» **EXERCISE DATA**
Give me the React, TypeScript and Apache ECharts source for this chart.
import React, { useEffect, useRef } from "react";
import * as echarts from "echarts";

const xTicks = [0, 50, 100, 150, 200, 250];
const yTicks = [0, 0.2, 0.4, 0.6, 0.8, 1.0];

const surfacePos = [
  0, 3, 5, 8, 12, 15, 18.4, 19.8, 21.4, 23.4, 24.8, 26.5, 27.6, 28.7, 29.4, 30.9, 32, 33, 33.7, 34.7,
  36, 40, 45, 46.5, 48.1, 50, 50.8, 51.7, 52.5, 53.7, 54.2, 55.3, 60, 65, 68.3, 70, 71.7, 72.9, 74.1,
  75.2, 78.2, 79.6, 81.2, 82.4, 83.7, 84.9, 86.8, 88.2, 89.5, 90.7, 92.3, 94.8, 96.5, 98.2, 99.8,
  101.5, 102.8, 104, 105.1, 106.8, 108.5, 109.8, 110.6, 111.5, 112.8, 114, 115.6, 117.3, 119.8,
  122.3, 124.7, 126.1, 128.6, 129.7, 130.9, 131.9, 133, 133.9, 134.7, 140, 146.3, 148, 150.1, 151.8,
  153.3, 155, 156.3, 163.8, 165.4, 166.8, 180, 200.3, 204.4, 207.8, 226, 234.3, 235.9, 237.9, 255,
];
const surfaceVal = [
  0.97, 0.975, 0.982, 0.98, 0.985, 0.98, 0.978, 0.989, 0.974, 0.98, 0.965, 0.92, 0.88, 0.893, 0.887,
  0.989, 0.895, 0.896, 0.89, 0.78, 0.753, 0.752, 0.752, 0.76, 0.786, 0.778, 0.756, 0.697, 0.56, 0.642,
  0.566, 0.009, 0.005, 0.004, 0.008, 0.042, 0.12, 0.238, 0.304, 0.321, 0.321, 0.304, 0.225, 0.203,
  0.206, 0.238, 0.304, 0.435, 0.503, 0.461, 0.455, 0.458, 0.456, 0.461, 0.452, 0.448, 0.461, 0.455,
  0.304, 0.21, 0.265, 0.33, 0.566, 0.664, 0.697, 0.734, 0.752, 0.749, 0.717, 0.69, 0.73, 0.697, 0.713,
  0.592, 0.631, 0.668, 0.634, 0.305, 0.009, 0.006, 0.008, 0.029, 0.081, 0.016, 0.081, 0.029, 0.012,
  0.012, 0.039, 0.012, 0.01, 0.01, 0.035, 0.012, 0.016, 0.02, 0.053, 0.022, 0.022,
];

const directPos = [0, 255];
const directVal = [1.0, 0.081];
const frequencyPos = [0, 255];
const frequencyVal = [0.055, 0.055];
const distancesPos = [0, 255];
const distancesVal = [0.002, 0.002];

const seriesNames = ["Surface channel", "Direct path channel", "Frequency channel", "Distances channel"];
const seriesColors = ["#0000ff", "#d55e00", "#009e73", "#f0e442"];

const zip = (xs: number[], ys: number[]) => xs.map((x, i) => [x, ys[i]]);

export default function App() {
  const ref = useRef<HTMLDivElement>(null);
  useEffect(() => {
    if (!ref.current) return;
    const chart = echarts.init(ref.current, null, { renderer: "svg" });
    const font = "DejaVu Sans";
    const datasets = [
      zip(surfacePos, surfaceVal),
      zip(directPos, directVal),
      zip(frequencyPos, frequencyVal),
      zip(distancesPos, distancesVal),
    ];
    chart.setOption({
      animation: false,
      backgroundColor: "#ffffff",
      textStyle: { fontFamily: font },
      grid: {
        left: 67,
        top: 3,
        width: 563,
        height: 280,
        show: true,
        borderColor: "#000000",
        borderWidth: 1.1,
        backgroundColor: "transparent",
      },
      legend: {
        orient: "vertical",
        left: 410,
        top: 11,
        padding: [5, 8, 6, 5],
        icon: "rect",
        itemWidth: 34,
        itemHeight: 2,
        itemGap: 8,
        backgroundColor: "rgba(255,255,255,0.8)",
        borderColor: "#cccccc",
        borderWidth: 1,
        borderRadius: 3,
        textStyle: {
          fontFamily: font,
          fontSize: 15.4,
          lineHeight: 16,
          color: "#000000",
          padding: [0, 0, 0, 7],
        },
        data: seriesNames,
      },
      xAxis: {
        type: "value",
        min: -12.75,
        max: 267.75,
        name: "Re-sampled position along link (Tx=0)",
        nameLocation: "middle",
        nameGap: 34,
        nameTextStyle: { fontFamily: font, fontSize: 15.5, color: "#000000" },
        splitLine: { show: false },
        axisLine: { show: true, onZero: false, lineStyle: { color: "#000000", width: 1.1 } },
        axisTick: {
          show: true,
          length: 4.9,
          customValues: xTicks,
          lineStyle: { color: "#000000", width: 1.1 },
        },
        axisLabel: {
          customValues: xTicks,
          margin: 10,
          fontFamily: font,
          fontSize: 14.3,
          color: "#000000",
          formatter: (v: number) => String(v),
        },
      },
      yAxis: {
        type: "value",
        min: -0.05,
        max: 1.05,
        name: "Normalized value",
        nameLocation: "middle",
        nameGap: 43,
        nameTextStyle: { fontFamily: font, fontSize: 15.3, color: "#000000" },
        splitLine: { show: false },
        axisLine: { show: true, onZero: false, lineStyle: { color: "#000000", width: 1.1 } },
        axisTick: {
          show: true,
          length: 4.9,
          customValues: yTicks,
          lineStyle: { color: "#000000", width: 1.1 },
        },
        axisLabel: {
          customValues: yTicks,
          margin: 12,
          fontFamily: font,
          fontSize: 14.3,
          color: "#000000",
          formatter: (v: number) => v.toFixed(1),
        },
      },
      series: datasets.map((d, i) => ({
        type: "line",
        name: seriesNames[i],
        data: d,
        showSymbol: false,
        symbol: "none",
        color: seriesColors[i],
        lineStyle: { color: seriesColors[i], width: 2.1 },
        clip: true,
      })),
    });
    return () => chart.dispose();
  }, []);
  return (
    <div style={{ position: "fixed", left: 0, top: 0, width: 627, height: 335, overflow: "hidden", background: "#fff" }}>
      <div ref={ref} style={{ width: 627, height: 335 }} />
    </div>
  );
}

---

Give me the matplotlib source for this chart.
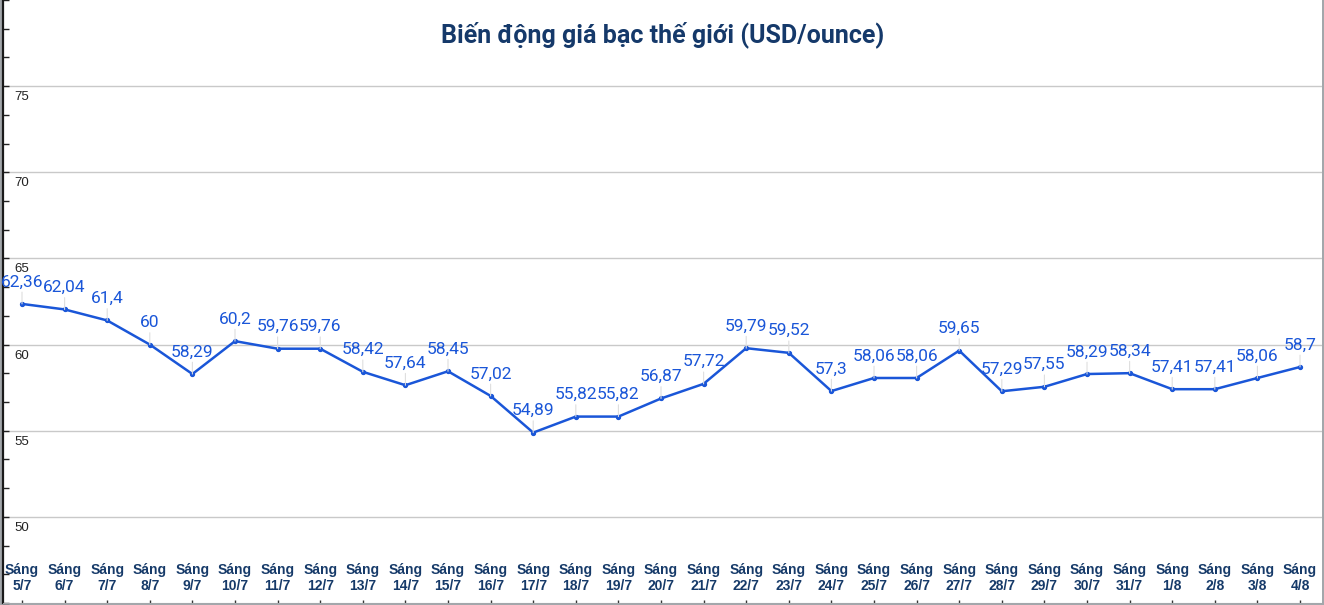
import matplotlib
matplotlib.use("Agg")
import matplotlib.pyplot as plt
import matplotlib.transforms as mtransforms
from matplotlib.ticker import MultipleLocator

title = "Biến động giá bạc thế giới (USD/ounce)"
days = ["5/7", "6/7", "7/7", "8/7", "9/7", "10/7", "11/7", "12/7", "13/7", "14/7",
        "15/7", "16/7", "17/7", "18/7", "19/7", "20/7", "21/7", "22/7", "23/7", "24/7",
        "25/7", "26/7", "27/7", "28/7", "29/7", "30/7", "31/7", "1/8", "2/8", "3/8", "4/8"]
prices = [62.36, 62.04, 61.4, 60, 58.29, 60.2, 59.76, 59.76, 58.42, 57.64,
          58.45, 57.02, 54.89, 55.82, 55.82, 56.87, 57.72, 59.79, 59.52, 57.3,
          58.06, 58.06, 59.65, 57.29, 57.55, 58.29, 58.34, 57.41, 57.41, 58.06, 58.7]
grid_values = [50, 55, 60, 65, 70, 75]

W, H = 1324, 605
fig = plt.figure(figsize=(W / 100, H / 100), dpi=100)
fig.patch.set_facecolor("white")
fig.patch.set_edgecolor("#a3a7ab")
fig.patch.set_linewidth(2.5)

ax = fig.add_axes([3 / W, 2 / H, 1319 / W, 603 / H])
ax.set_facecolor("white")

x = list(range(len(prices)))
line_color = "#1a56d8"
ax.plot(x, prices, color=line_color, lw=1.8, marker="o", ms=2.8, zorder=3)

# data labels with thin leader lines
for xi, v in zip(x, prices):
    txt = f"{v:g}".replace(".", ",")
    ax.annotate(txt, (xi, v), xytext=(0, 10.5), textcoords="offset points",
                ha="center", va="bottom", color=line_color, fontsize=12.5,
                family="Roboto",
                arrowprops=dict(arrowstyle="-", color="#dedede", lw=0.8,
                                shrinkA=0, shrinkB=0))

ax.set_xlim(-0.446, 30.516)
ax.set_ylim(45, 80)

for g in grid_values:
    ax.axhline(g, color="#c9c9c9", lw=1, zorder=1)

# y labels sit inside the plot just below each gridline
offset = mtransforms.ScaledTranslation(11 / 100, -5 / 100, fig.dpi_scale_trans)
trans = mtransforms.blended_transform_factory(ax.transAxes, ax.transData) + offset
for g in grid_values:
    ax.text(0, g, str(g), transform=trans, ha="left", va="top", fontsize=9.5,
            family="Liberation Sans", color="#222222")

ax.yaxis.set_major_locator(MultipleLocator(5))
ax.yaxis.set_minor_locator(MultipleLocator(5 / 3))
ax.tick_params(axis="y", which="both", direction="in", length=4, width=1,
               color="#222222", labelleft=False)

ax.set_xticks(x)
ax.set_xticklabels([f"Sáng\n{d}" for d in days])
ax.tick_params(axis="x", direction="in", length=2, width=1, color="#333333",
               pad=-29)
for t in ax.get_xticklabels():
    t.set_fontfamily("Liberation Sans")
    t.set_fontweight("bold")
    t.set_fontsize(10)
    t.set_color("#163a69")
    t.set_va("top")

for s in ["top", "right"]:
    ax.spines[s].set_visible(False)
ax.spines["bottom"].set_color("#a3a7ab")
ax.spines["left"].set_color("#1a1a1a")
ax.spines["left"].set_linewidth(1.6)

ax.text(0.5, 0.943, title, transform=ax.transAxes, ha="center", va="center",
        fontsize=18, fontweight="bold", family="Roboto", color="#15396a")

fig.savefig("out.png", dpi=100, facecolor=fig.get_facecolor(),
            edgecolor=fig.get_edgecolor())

--

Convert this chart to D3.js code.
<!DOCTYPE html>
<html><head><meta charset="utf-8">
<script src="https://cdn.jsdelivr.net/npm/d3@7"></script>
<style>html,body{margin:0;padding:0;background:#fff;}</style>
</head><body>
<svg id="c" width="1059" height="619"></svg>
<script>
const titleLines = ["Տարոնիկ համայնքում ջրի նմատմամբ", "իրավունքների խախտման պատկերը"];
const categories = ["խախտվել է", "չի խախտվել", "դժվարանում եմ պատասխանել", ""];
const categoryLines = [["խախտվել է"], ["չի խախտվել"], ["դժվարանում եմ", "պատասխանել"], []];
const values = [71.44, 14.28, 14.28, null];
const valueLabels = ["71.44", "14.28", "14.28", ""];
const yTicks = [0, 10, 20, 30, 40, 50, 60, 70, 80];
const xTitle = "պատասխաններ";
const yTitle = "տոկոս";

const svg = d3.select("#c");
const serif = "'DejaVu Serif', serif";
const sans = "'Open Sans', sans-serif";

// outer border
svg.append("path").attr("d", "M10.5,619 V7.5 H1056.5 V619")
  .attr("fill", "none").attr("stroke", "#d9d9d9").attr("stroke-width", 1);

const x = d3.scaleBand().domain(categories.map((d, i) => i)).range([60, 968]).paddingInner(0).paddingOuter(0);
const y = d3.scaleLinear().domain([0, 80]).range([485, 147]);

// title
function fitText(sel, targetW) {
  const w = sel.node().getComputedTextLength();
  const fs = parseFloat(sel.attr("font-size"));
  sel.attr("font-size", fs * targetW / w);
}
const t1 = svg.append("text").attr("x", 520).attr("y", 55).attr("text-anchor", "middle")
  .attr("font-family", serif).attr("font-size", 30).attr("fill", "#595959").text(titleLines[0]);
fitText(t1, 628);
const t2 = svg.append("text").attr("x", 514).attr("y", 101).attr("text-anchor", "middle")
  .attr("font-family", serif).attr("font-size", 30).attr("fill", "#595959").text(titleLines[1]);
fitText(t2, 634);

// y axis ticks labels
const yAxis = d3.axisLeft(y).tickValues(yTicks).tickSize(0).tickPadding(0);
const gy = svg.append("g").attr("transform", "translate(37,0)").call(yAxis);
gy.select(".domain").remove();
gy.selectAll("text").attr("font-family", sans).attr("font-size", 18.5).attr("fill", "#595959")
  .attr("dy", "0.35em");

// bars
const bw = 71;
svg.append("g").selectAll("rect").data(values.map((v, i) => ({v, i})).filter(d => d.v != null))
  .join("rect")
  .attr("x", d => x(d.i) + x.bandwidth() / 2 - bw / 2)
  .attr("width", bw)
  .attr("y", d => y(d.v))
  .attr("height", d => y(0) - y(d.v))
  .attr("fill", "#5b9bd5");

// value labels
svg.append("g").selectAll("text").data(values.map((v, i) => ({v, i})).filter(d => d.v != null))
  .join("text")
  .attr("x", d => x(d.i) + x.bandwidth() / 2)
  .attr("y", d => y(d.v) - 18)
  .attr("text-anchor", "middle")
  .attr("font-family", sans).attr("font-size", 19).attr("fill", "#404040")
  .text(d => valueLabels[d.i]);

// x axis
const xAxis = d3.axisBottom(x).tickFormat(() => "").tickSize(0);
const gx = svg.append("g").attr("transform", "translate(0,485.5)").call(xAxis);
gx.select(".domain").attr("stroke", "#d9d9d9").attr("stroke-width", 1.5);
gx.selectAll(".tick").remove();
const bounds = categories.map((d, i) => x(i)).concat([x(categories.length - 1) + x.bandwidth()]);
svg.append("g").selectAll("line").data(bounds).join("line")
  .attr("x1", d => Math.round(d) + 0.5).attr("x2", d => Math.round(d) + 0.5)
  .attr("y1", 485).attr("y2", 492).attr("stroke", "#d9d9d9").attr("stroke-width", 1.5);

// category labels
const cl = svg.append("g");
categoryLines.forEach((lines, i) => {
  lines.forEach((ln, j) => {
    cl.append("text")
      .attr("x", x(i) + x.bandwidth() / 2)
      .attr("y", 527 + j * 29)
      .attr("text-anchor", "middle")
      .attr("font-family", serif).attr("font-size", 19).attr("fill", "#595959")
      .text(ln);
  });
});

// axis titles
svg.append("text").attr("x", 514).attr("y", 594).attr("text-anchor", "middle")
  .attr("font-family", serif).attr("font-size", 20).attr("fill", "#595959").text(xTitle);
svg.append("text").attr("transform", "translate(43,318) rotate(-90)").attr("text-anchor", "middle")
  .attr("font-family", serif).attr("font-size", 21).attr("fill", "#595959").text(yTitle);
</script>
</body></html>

» **WHAT IS NEEDED**
Without any pictures, set down the lines from the one holding "Give me the matplotlib source for this chart." through the one holding "from matplotlib.ticker import MultipleLocator".

» **FINISHED TASK**
Give me the matplotlib source for this chart.
import matplotlib
matplotlib.use("Agg")
import matplotlib.pyplot as plt
import matplotlib.transforms as mtransforms
from matplotlib.ticker import MultipleLocator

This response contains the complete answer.